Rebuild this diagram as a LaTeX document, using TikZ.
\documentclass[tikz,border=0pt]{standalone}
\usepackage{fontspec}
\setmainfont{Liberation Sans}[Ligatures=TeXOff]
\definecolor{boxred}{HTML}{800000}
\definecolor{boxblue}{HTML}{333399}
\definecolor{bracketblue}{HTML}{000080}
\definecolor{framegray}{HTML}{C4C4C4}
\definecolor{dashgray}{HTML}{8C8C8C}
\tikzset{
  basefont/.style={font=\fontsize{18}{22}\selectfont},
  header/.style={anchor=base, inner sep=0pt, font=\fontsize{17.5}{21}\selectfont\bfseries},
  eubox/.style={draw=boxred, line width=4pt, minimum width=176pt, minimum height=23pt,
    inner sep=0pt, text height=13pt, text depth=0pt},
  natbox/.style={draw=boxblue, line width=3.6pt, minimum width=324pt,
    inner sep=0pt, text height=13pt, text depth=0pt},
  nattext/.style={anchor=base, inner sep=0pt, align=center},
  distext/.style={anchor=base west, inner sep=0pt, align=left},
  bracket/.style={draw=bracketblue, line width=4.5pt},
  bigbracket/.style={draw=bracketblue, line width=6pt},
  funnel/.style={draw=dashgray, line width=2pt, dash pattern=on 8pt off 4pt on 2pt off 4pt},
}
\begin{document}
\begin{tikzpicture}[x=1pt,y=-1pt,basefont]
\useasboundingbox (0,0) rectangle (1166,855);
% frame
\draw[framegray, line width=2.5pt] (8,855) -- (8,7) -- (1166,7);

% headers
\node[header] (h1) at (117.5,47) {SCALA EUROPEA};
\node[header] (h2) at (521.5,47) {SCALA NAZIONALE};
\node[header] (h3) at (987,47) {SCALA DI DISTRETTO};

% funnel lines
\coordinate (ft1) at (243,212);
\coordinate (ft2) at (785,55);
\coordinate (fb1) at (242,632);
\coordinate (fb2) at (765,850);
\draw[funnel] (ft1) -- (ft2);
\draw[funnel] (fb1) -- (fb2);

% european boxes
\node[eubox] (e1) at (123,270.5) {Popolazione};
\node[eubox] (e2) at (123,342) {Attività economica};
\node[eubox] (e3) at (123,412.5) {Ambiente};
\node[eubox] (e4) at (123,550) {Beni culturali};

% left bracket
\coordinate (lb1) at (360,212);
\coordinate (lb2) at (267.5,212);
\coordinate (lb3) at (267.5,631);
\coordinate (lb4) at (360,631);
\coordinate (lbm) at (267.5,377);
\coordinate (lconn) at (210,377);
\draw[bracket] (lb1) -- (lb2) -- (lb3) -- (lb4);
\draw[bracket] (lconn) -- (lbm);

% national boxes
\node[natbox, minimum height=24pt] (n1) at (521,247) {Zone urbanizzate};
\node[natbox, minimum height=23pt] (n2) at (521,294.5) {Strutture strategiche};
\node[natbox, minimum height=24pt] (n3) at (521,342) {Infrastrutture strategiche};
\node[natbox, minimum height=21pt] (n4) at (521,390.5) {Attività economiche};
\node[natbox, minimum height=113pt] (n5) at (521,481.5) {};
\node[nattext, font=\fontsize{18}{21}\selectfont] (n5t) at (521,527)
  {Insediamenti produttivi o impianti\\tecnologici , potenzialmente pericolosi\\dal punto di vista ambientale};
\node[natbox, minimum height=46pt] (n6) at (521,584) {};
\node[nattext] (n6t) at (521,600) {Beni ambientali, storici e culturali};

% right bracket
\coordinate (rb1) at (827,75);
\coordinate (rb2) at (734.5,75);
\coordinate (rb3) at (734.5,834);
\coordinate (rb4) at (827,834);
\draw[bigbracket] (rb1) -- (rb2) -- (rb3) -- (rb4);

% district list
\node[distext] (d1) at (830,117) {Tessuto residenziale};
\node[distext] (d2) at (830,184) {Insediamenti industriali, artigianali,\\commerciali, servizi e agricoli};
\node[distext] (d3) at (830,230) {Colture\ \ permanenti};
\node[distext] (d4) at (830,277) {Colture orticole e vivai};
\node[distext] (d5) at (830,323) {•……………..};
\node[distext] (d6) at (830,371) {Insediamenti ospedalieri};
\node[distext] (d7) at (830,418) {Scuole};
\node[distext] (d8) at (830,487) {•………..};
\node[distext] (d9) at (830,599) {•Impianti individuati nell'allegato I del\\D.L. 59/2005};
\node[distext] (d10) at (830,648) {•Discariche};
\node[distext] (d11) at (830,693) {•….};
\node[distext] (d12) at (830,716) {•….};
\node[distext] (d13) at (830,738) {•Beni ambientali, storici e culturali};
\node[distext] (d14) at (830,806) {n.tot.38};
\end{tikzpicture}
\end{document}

■ ■ ■ ■

## Your objective
Reproduce the entire listing word for word.

## Result of the task
Rebuild this diagram as a LaTeX document, using TikZ.
\documentclass[tikz,border=0pt]{standalone}
\usepackage{fontspec}
\setmainfont{Liberation Sans}[Ligatures=TeXOff]
\definecolor{boxred}{HTML}{800000}
\definecolor{boxblue}{HTML}{333399}
\definecolor{bracketblue}{HTML}{000080}
\definecolor{framegray}{HTML}{C4C4C4}
\definecolor{dashgray}{HTML}{8C8C8C}
\tikzset{
  basefont/.style={font=\fontsize{18}{22}\selectfont},
  header/.style={anchor=base, inner sep=0pt, font=\fontsize{17.5}{21}\selectfont\bfseries},
  eubox/.style={draw=boxred, line width=4pt, minimum width=176pt, minimum height=23pt,
    inner sep=0pt, text height=13pt, text depth=0pt},
  natbox/.style={draw=boxblue, line width=3.6pt, minimum width=324pt,
    inner sep=0pt, text height=13pt, text depth=0pt},
  nattext/.style={anchor=base, inner sep=0pt, align=center},
  distext/.style={anchor=base west, inner sep=0pt, align=left},
  bracket/.style={draw=bracketblue, line width=4.5pt},
  bigbracket/.style={draw=bracketblue, line width=6pt},
  funnel/.style={draw=dashgray, line width=2pt, dash pattern=on 8pt off 4pt on 2pt off 4pt},
}
\begin{document}
\begin{tikzpicture}[x=1pt,y=-1pt,basefont]
\useasboundingbox (0,0) rectangle (1166,855);
% frame
\draw[framegray, line width=2.5pt] (8,855) -- (8,7) -- (1166,7);

% headers
\node[header] (h1) at (117.5,47) {SCALA EUROPEA};
\node[header] (h2) at (521.5,47) {SCALA NAZIONALE};
\node[header] (h3) at (987,47) {SCALA DI DISTRETTO};

% funnel lines
\coordinate (ft1) at (243,212);
\coordinate (ft2) at (785,55);
\coordinate (fb1) at (242,632);
\coordinate (fb2) at (765,850);
\draw[funnel] (ft1) -- (ft2);
\draw[funnel] (fb1) -- (fb2);

% european boxes
\node[eubox] (e1) at (123,270.5) {Popolazione};
\node[eubox] (e2) at (123,342) {Attività economica};
\node[eubox] (e3) at (123,412.5) {Ambiente};
\node[eubox] (e4) at (123,550) {Beni culturali};

% left bracket
\coordinate (lb1) at (360,212);
\coordinate (lb2) at (267.5,212);
\coordinate (lb3) at (267.5,631);
\coordinate (lb4) at (360,631);
\coordinate (lbm) at (267.5,377);
\coordinate (lconn) at (210,377);
\draw[bracket] (lb1) -- (lb2) -- (lb3) -- (lb4);
\draw[bracket] (lconn) -- (lbm);

% national boxes
\node[natbox, minimum height=24pt] (n1) at (521,247) {Zone urbanizzate};
\node[natbox, minimum height=23pt] (n2) at (521,294.5) {Strutture strategiche};
\node[natbox, minimum height=24pt] (n3) at (521,342) {Infrastrutture strategiche};
\node[natbox, minimum height=21pt] (n4) at (521,390.5) {Attività economiche};
\node[natbox, minimum height=113pt] (n5) at (521,481.5) {};
\node[nattext, font=\fontsize{18}{21}\selectfont] (n5t) at (521,527)
  {Insediamenti produttivi o impianti\\tecnologici , potenzialmente pericolosi\\dal punto di vista ambientale};
\node[natbox, minimum height=46pt] (n6) at (521,584) {};
\node[nattext] (n6t) at (521,600) {Beni ambientali, storici e culturali};

% right bracket
\coordinate (rb1) at (827,75);
\coordinate (rb2) at (734.5,75);
\coordinate (rb3) at (734.5,834);
\coordinate (rb4) at (827,834);
\draw[bigbracket] (rb1) -- (rb2) -- (rb3) -- (rb4);

% district list
\node[distext] (d1) at (830,117) {Tessuto residenziale};
\node[distext] (d2) at (830,184) {Insediamenti industriali, artigianali,\\commerciali, servizi e agricoli};
\node[distext] (d3) at (830,230) {Colture\ \ permanenti};
\node[distext] (d4) at (830,277) {Colture orticole e vivai};
\node[distext] (d5) at (830,323) {•……………..};
\node[distext] (d6) at (830,371) {Insediamenti ospedalieri};
\node[distext] (d7) at (830,418) {Scuole};
\node[distext] (d8) at (830,487) {•………..};
\node[distext] (d9) at (830,599) {•Impianti individuati nell'allegato I del\\D.L. 59/2005};
\node[distext] (d10) at (830,648) {•Discariche};
\node[distext] (d11) at (830,693) {•….};
\node[distext] (d12) at (830,716) {•….};
\node[distext] (d13) at (830,738) {•Beni ambientali, storici e culturali};
\node[distext] (d14) at (830,806) {n.tot.38};
\end{tikzpicture}
\end{document}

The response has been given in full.